Colleges can play a big role in helping companies when it comes to workforce development. Higher-ed students emphasize the importance of gaining college career experiences and skills to make them good job candidates when it’s time to swap their caps and gowns for business attire, a new survey shows.
Opportunities to polish their interpersonal skills and earn a degree in a marketable field are high priorities for 78 percent and 67 percent, respectively, of undergraduate and graduate respondents to the McGraw-Hill Education 2016 Workforce Readiness Survey. Perhaps not surprisingly, STEM majors are the most optimistic about their prospects of getting a good job.
A particularly notable finding is that an overwhelming 85 percent agree that the frequent use of technology in their coursework and for study sets them up to be stronger employment candidates.
Opportunities for Improvement
Still, there are some gaps to fill when it comes to how successful higher education institutions are at helping students use technology to enhance learning. Thirty-eight percent of survey respondents would feel more prepared for their professional careers by using digital or online applications to help them learn classroom concepts more efficiently and effectively. However, this year saw a 5 percent increase, from 6 to 11 percent, in the number of students who have never used study technology.
Other studies have also noted that there’s room to improve how technology is used at the college level. At least half of college students believe they could become more effective students if they were better skilled at using search tools to find references or other information online for class work; learning management systems; online collaboration tools; laptops during class; and recorded lectures or lecture captures, and wished faculty would use them more, according to the Educause Center for Analysis and Research Study of Undergraduate Students and Information Technology, 2015.

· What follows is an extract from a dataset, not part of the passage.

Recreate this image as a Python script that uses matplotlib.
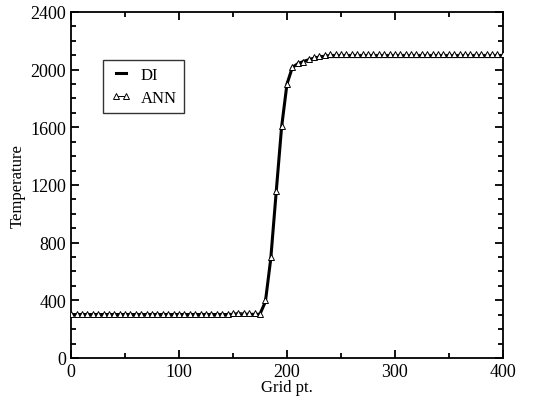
import numpy as np
import matplotlib
matplotlib.use("Agg")
import matplotlib.pyplot as plt
from matplotlib.ticker import MultipleLocator

plt.rcParams["font.family"] = ["Liberation Serif", "DejaVu Serif"]

# grid points sampled every 5 cells
grid_pt = np.arange(0, 401, 5)

di_temp = np.array(
    [300] * 35
    + [305, 390, 690, 1150, 1600, 1900, 2015, 2040, 2055, 2068, 2078, 2085, 2088]
    + [2090] * 33
)
ann_temp = np.array(
    [308] * 30
    + [310, 315, 312, 310, 310, 305, 400, 700, 1160, 1610, 1900, 2015, 2045,
       2055, 2070, 2085, 2095, 2100]
    + [2105] * 33
)

fig = plt.figure(figsize=(5.43, 4.02), dpi=100)
ax = fig.add_axes([0.131, 0.107, 0.795, 0.861])

ax.plot(grid_pt, di_temp, color="black", lw=2.2, label="DI", zorder=3)
ax.plot(grid_pt, ann_temp, color="black", lw=0.7, marker="^", ms=4.5,
        mfc="white", mec="black", mew=0.7, label="ANN", zorder=4)

ax.set_xlim(0, 400)
ax.set_ylim(0, 2400)
ax.xaxis.set_major_locator(MultipleLocator(100))
ax.xaxis.set_minor_locator(MultipleLocator(50))
ax.yaxis.set_major_locator(MultipleLocator(400))
ax.yaxis.set_minor_locator(MultipleLocator(100))
ax.tick_params(which="both", direction="in", top=True, right=True,
               labelsize=13, width=1.3)
ax.tick_params(which="major", length=6)
ax.tick_params(which="minor", length=3.5)
for s in ax.spines.values():
    s.set_linewidth(1.3)

ax.set_xlabel("Grid pt.", fontsize=12)
ax.set_ylabel("Temperature", fontsize=12)
ax.xaxis.set_label_coords(0.5, -0.062)
ax.yaxis.set_label_coords(-0.105, 0.5)

leg = ax.legend(loc="upper left", bbox_to_anchor=(0.074, 0.862), fontsize=12,
                frameon=True, fancybox=False, edgecolor="black",
                borderaxespad=0, numpoints=2, handlelength=1.2,
                borderpad=0.45, labelspacing=0.4, handletextpad=0.6)
leg.get_frame().set_linewidth(1.0)

fig.savefig("out.png", dpi=100)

Faculty are open to learning more about how to use technology that can engage students, the ECAR study reports, and schools should identify learner priorities and act on them. “Technology has rarely been a strategic differentiator in higher education,” it notes, “but this may be changing as students’ expectations are growing.”
Nitty-Gritty Workforce Development
Students who can leverage digital platforms to help them learn more effectively are expected to have a better grasp on foundational career knowledge, whether it’s understanding cancer biology for medical students or project management principles for business majors.
But are they becoming well-versed in the practical use of technology in the everyday work world? That appears to be the case for more than half of the McGraw-Hill respondents. They cite learning to use common workplace technologies as among the top skills they’ve acquired on campus.
It’s a trend employers will likely want to see gain steam. A little over one-third of managers believe recent grads lack data analysis skills using common tools like Excel and Tableau, as well as industry-specific software expertise with products like Salesforce, according to the PayScale 2016 Workforce-Skills Preparedness Report.